Death does not discriminate between the oppressed and oppressors, the innocent and the guilty, and the sinless and the sinful. This only can mean that just as in the world major crimes are deferred to supreme tribunals, so too, major sins (e.g., unbelief, associating partners with God, murder, and oppression) are referred to the Hereafter’s Supreme Tribunal, where God will dispense absolute Justice. Even if God Almighty sometimes punishes them also here in the world, many injustices remain unpunished due to some instances of wisdom. Therefore, God’s Justice will be fully implemented in the other world.

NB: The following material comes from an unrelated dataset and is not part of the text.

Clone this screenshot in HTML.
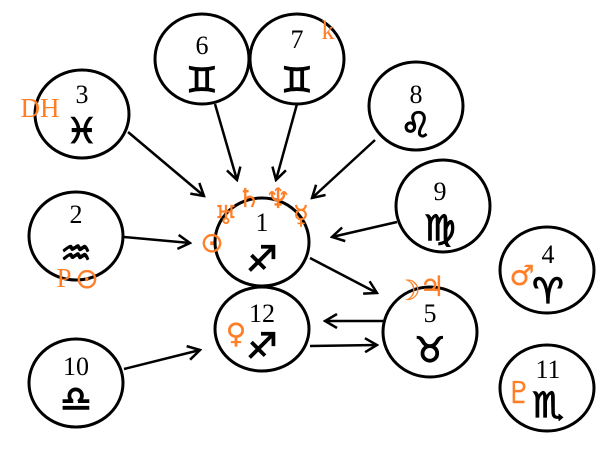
<!DOCTYPE html>
<html><head><meta charset="utf-8"><style>
html,body{margin:0;padding:0;background:#fff;}
svg{display:block}
.n{font-family:"Liberation Serif",serif;font-size:26px;fill:#000;text-anchor:middle}
.s{font-family:"DejaVu Sans",sans-serif;font-size:35px;font-weight:bold;fill:#000;stroke:#000;stroke-width:1.2;text-anchor:middle}
.o{font-family:"DejaVu Sans",sans-serif;fill:#ff7f27;stroke:#ff7f27;stroke-width:0.3;text-anchor:middle}
.or{font-family:"Liberation Serif",serif;fill:#ff7f27;text-anchor:middle}
</style></head><body>
<svg width="610" height="453" viewBox="0 0 610 453" xmlns="http://www.w3.org/2000/svg">
<defs><marker id="a" markerWidth="16" markerHeight="16" refX="14" refY="8" orient="auto" markerUnits="userSpaceOnUse"><path d="M2,1 L14,8 L2,15" fill="none" stroke="#000" stroke-width="2.5"/></marker></defs>
<g fill="none" stroke="#000" stroke-width="3">
<ellipse cx="202" cy="59" rx="47" ry="45"/>
<ellipse cx="297" cy="59" rx="47" ry="45"/>
<ellipse cx="82" cy="114" rx="47" ry="44"/>
<ellipse cx="416" cy="106" rx="47" ry="44"/>
<ellipse cx="443" cy="206" rx="47" ry="46"/>
<ellipse cx="76" cy="236" rx="47" ry="44"/>
<ellipse cx="262" cy="242" rx="47" ry="44"/>
<ellipse cx="262" cy="329" rx="47" ry="42"/>
<ellipse cx="430" cy="332" rx="47" ry="45"/>
<ellipse cx="76" cy="383" rx="47" ry="44"/>
<ellipse cx="547" cy="270" rx="47" ry="43"/>
<ellipse cx="547" cy="388" rx="47" ry="43"/>
</g>
<g stroke="#000" stroke-width="2.5" marker-end="url(#a)">
<line x1="128" y1="132" x2="204" y2="196"/>
<line x1="215" y1="104" x2="237" y2="180"/>
<line x1="297" y1="104" x2="276" y2="180"/>
<line x1="375" y1="140" x2="312" y2="198"/>
<line x1="397" y1="222" x2="332" y2="237"/>
<line x1="124" y1="237" x2="190" y2="243"/>
<line x1="310" y1="258" x2="377" y2="293"/>
<line x1="383" y1="321" x2="325" y2="321"/>
<line x1="310" y1="346" x2="377" y2="345"/>
<line x1="124" y1="369" x2="200" y2="350"/>
</g>
<text class="n" x="202" y="54">6</text><text class="s" x="202" y="92">♊</text>
<text class="n" x="297" y="48">7</text><text class="s" x="297" y="92">♊</text>
<text class="n" x="82" y="103">3</text><text class="s" x="82" y="143">♓</text>
<text class="n" x="416" y="103">8</text><text class="s" x="416" y="137">♌</text>
<text class="n" x="440" y="200">9</text><text class="s" x="440" y="240">♍</text>
<text class="n" x="76" y="223">2</text><text class="s" x="76" y="265">♒</text>
<text class="n" x="262" y="231">1</text><text class="s" x="262" y="271">♐</text>
<text class="n" x="262" y="322">12</text><text class="s" x="262" y="358">♐</text>
<text class="n" x="430" y="322">5</text><text class="s" x="430" y="362">♉</text>
<text class="n" x="76" y="375">10</text><text class="s" x="76" y="411">♎</text>
<text class="n" x="548" y="263">4</text><text class="s" x="548" y="303">♈</text>
<text class="n" x="548" y="378">11</text><text class="s" x="548" y="417">♏</text>
<text class="or" x="40" y="117" font-size="27">DH</text>
<text class="or" x="64" y="287" font-size="27">P</text>
<text class="o" x="87" y="288" font-size="28">⊙</text>
<text class="or" x="328" y="39" font-size="26">k</text>
<text class="o" x="212" y="252" font-size="28">⊙</text>
<text class="o" x="226" y="224" font-size="26">♅</text>
<text class="o" x="249" y="207" font-size="26">♄</text>
<text class="o" x="278" y="208" font-size="28">♆</text>
<text class="o" x="301" y="224" font-size="26">☿</text>
<text class="o" x="408" y="300" font-size="28">☽</text>
<text class="o" x="432" y="296" font-size="28">♃</text>
<text class="o" x="236" y="343" font-size="28">♀</text>
<text class="o" x="522" y="285" font-size="28">♂</text>
<text class="o" x="519" y="403" font-size="30">♇</text>
</svg>
</body></html>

One day, those who thanked God will be welcomed with: Eat and drink to your hearts content because of what you did in days gone by (69:24) and Peace be upon you! You have done well. Enter here to dwell forever (39:73). In this place, God has prepared for us things we cannot even begin to imagine. Meanwhile, those who engaged in bloodshed, sin, and other prohibited activities will be thrown into Hell with the shout: Enter (through) the gates of Hell to dwell therein forever: what an evil abode for the arrogant! (39:72).

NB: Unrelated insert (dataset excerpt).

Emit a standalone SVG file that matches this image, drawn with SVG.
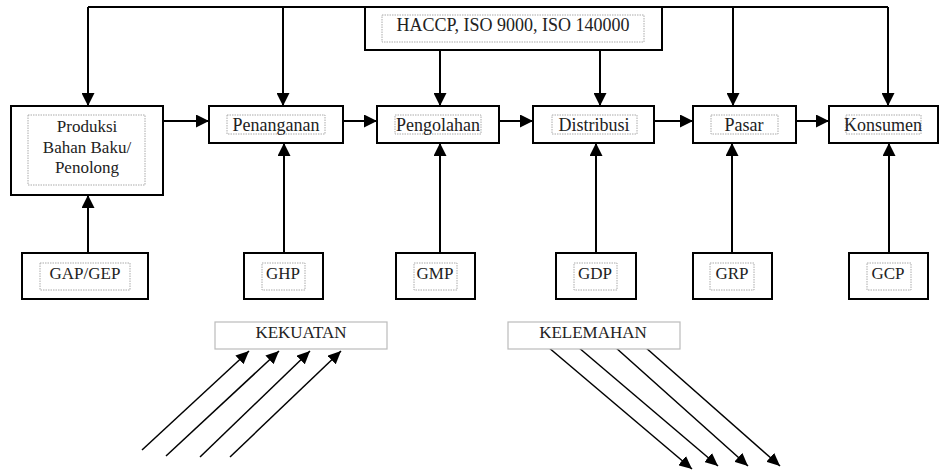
<svg xmlns="http://www.w3.org/2000/svg" width="942" height="471" viewBox="0 0 942 471">
  <defs>
    <marker id="arrow" markerUnits="userSpaceOnUse" markerWidth="13" markerHeight="13" refX="13" refY="6.5" orient="auto">
      <path d="M0,0 L13,6.5 L0,13 z" fill="#000"/>
    </marker>
    <marker id="arrowThin" markerUnits="userSpaceOnUse" markerWidth="13" markerHeight="12" refX="13" refY="6" orient="auto">
      <path d="M0,0 L13,6 L0,12 z" fill="#000"/>
    </marker>
  </defs>
  <style>
    .box { fill: #fff; stroke: #000; stroke-width: 2; }
    .inner { fill: none; stroke: #aaa; stroke-width: 1; stroke-dasharray: 1.5 1; }
    .plain { fill: #fff; stroke: #bbb; stroke-width: 1.2; }
    .lbl { font-family: "Liberation Serif", "Times New Roman", serif; font-size: 18px; fill: #222; text-anchor: middle; }
    .conn { fill: none; stroke: #000; stroke-width: 2; }
    .diag { fill: none; stroke: #000; stroke-width: 1.5; }
  </style>
  <rect width="942" height="471" fill="#fff"/>

  <!-- connectors -->
  <g id="connectors">
    <path class="conn" d="M88,7 H888"/>
    <path class="conn" d="M88,7 V106" marker-end="url(#arrow)"/>
    <path class="conn" d="M283,7 V106" marker-end="url(#arrow)"/>
    <path class="conn" d="M733,7 V106" marker-end="url(#arrow)"/>
    <path class="conn" d="M888,7 V106" marker-end="url(#arrow)"/>
    <path class="conn" d="M440,50 V106" marker-end="url(#arrow)"/>
    <path class="conn" d="M600,50 V106" marker-end="url(#arrow)"/>

    <path class="conn" d="M163,121 H209" marker-end="url(#arrow)"/>
    <path class="conn" d="M343,121 H377" marker-end="url(#arrow)"/>
    <path class="conn" d="M499,121 H533" marker-end="url(#arrow)"/>
    <path class="conn" d="M655,121 H693" marker-end="url(#arrow)"/>
    <path class="conn" d="M791,121 H829" marker-end="url(#arrow)"/>

    <path class="conn" d="M88,253 V195" marker-end="url(#arrow)"/>
    <path class="conn" d="M284,253 V143" marker-end="url(#arrow)"/>
    <path class="conn" d="M440,253 V143" marker-end="url(#arrow)"/>
    <path class="conn" d="M596,253 V143" marker-end="url(#arrow)"/>
    <path class="conn" d="M732,253 V143" marker-end="url(#arrow)"/>
    <path class="conn" d="M889,253 V143" marker-end="url(#arrow)"/>

    <path class="diag" d="M142,450 L249,351" marker-end="url(#arrowThin)"/>
    <path class="diag" d="M166,456 L279,351" marker-end="url(#arrowThin)"/>
    <path class="diag" d="M200,457 L310,351" marker-end="url(#arrowThin)"/>
    <path class="diag" d="M230,457 L341,351" marker-end="url(#arrowThin)"/>

    <path class="diag" d="M548,347 L692,469" marker-end="url(#arrowThin)"/>
    <path class="diag" d="M578,347 L718,466" marker-end="url(#arrowThin)"/>
    <path class="diag" d="M615,347 L748,466" marker-end="url(#arrowThin)"/>
    <path class="diag" d="M645,347 L780,466" marker-end="url(#arrowThin)"/>
  </g>

  <g id="haccp">
    <rect class="box" x="365" y="7" width="297" height="43"/>
    <rect class="inner" x="382" y="15" width="262" height="27"/>
    <text class="lbl" x="513" y="31">HACCP, ISO 9000, ISO 140000</text>
  </g>

  <g id="produksi">
    <rect class="box" x="11" y="106" width="152" height="89"/>
    <rect class="inner" x="28" y="115" width="117" height="70"/>
    <text class="lbl" x="87" y="132" style="font-size:17px">Produksi</text>
    <text class="lbl" x="87" y="153" style="font-size:17px">Bahan Baku/</text>
    <text class="lbl" x="87" y="173" style="font-size:17px">Penolong</text>
  </g>

  <g id="penanganan">
    <rect class="box" x="209" y="106" width="134" height="37"/>
    <rect class="inner" x="227" y="115" width="98" height="19"/>
    <text class="lbl" x="276" y="131">Penanganan</text>
  </g>

  <g id="pengolahan">
    <rect class="box" x="377" y="106" width="122" height="37"/>
    <rect class="inner" x="395" y="115" width="86" height="19"/>
    <text class="lbl" x="438" y="131">Pengolahan</text>
  </g>

  <g id="distribusi">
    <rect class="box" x="533" y="106" width="121" height="37"/>
    <rect class="inner" x="552" y="115" width="85" height="19"/>
    <text class="lbl" x="594" y="131">Distribusi</text>
  </g>

  <g id="pasar">
    <rect class="box" x="693" y="106" width="103" height="37"/>
    <rect class="inner" x="711" y="115" width="67" height="19"/>
    <text class="lbl" x="744" y="131">Pasar</text>
  </g>

  <g id="konsumen">
    <rect class="box" x="829" y="106" width="109" height="37"/>
    <rect class="inner" x="846" y="115" width="75" height="19"/>
    <text class="lbl" x="883" y="131">Konsumen</text>
  </g>

  <g id="gap-gep">
    <rect class="box" x="22" y="253" width="126" height="46"/>
    <rect class="inner" x="40" y="263" width="90" height="27"/>
    <text class="lbl" x="85" y="279" style="font-size:17px">GAP/GEP</text>
  </g>

  <g id="ghp">
    <rect class="box" x="244" y="253" width="79" height="46"/>
    <rect class="inner" x="262" y="263" width="43" height="27"/>
    <text class="lbl" x="283" y="279" style="font-size:17px">GHP</text>
  </g>

  <g id="gmp">
    <rect class="box" x="396" y="253" width="79" height="46"/>
    <rect class="inner" x="414" y="263" width="43" height="27"/>
    <text class="lbl" x="435" y="279" style="font-size:17px">GMP</text>
  </g>

  <g id="gdp">
    <rect class="box" x="556" y="253" width="80" height="46"/>
    <rect class="inner" x="574" y="263" width="43" height="27"/>
    <text class="lbl" x="595" y="279" style="font-size:17px">GDP</text>
  </g>

  <g id="grp">
    <rect class="box" x="693" y="253" width="79" height="46"/>
    <rect class="inner" x="710" y="263" width="44" height="27"/>
    <text class="lbl" x="732" y="279" style="font-size:17px">GRP</text>
  </g>

  <g id="gcp">
    <rect class="box" x="849" y="253" width="79" height="46"/>
    <rect class="inner" x="867" y="263" width="44" height="27"/>
    <text class="lbl" x="888" y="279" style="font-size:17px">GCP</text>
  </g>

  <g id="kekuatan">
    <rect class="plain" x="215" y="322" width="172" height="27"/>
    <text class="lbl" x="301" y="338" style="font-size:17px">KEKUATAN</text>
  </g>

  <g id="kelemahan">
    <rect class="plain" x="508" y="322" width="172" height="27"/>
    <text class="lbl" x="593" y="338" style="font-size:17px">KELEMAHAN</text>
  </g>
</svg>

• A close examination of what goes on in the universe will show that it contains two opposed elements that have spread everywhere, become rooted, and clash with each other. This has resulted in the opposed elements of good and evil, benefit and harm, perfection and defect, light and darkness, guidance and misguidance, belief and unbelief, obedience and rebellion, and love and enmity. God kneaded these opposites together like dough, and made the universe subject to the law of alteration and the principle of perfection. The universe manifests, through such a continuous conflict of opposites, unceasing alterations and transformations in order to produce the elements of a new world.

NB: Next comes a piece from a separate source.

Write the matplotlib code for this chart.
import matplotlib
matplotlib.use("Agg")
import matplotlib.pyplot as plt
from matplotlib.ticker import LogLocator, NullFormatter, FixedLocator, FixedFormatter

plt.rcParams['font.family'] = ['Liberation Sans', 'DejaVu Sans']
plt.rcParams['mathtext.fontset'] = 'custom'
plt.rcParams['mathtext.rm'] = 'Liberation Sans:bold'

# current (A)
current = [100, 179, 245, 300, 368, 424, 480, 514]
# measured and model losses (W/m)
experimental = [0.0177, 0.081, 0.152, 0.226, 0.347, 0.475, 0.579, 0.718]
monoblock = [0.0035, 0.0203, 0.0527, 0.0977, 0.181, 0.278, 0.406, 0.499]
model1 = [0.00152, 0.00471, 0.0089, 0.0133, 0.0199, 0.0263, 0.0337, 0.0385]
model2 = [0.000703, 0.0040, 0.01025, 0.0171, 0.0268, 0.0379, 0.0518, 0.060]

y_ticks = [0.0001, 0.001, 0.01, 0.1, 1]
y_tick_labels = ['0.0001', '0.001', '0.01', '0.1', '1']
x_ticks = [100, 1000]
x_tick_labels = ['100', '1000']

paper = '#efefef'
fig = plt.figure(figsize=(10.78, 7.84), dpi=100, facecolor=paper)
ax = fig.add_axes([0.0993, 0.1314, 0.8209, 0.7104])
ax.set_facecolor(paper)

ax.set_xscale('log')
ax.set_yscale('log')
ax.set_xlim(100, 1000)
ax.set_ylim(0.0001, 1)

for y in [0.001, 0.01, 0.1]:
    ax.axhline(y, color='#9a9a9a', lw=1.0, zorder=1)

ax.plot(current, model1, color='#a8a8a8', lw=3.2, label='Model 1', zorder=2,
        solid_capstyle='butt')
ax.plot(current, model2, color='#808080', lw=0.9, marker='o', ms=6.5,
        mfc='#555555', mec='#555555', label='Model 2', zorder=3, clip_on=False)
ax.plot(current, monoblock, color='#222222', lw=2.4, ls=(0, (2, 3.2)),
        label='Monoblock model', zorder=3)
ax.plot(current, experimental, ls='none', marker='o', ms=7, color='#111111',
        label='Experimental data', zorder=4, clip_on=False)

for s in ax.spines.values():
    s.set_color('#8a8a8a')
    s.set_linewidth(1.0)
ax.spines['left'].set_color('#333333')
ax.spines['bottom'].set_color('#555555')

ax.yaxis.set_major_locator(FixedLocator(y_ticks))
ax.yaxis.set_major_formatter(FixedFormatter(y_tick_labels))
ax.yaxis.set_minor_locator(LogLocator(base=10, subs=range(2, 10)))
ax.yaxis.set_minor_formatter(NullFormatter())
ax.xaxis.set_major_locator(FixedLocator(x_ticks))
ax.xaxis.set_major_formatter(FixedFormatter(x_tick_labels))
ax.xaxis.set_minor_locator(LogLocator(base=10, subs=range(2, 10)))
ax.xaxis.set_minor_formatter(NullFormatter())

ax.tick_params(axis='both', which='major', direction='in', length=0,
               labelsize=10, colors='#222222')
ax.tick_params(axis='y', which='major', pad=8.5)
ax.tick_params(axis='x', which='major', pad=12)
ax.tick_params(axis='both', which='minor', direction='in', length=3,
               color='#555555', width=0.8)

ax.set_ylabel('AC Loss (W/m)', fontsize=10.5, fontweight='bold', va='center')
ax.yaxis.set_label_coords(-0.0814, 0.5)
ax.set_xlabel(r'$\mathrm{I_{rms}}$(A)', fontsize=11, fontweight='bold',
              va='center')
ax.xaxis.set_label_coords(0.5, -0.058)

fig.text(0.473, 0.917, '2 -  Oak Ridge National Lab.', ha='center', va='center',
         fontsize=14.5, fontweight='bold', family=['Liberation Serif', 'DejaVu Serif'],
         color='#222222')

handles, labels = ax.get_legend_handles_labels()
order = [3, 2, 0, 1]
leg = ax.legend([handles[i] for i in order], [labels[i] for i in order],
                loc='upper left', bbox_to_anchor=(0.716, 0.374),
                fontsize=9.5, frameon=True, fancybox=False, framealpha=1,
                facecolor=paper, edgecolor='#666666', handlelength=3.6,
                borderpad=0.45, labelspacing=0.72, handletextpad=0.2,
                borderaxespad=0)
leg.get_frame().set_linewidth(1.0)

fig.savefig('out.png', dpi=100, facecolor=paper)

One day, the Pen of Divine Destiny will have written what it has to write. The Divine Power will have completed its work, all creatures will have fulfilled their duties and services, and the seeds will have been sown in the field of the afterlife. The earth will have displayed the miracles of Divine Power, and this transitory world will have hung all the eternal scenes upon the picturerail of time. The Majestic Maker’s eternal Wisdom and Favor will require that the truths of the Divine Beautiful Names’ manifestations and the Pen of Divine Destiny’s missives be unveiled.
It will be time for all creatures’ actions to be repaid, for the truths of the meanings expressed by the Book of the Universe’s words to be seen, and for the fruits of potentialities to be yielded. A Supreme Court will be established, and the veil of natural causes will be removed so that everything is submitted directly to the Divine Will and Power. On that day, the Majestic Creator will destroy the universe in order to eternalize it. He will separate the opposites, causing Paradise to appear with all its beauty and splendor, and Hell to appear with all its awfulness.
Paradise and Hell are the two opposite fruits growing on the tree of creation’s two branches, the two results of the chain of creation, the two cisterns being filled by the two streams of things and events, and the two poles to which beings flow in waves. They are the places where Divine Grace and Divine Wrath manifest themselves, and will be full of inhabitants when Divine Power shakes up the universe.
• We are provided here with whatever we need for almost nothing. The more necessary for life an item is, the more abundant and cheaper it is in nature. Our most pressing need is air, which we receive free of charge. Then comes water, which is almost free. God sends both of these from His infinite Mercy, and we make absolutely no contribution. Then come heat and light, which we receive from the sun for nothing. When we look at the rest of His bounties, we see that they are extremely cheap. Yet we still demand that He perform a miracle so that we might believe in Him! Our effort to procure these blessings is minuscule when compared to how they were produced. However, if these bounties or blessings were only temporary and imperfect, our fear of death, which cuts their supply, would change them into poison.
Thanks to God’s being eternal, He will provide for us eternal and ever better forms of bounties. As these will be eternal, they will not become a source of pain engendered by our fear of death, because there will no longer be death in the eternal world.
• The universal wisdom in existence requires the Resurrection. God is absolutely free to do what He wills, and no one can call Him to account. However, being All-Wise, He acts with absolute purposiveness and wisdom, and never does something that is in vain, futile, or pointless.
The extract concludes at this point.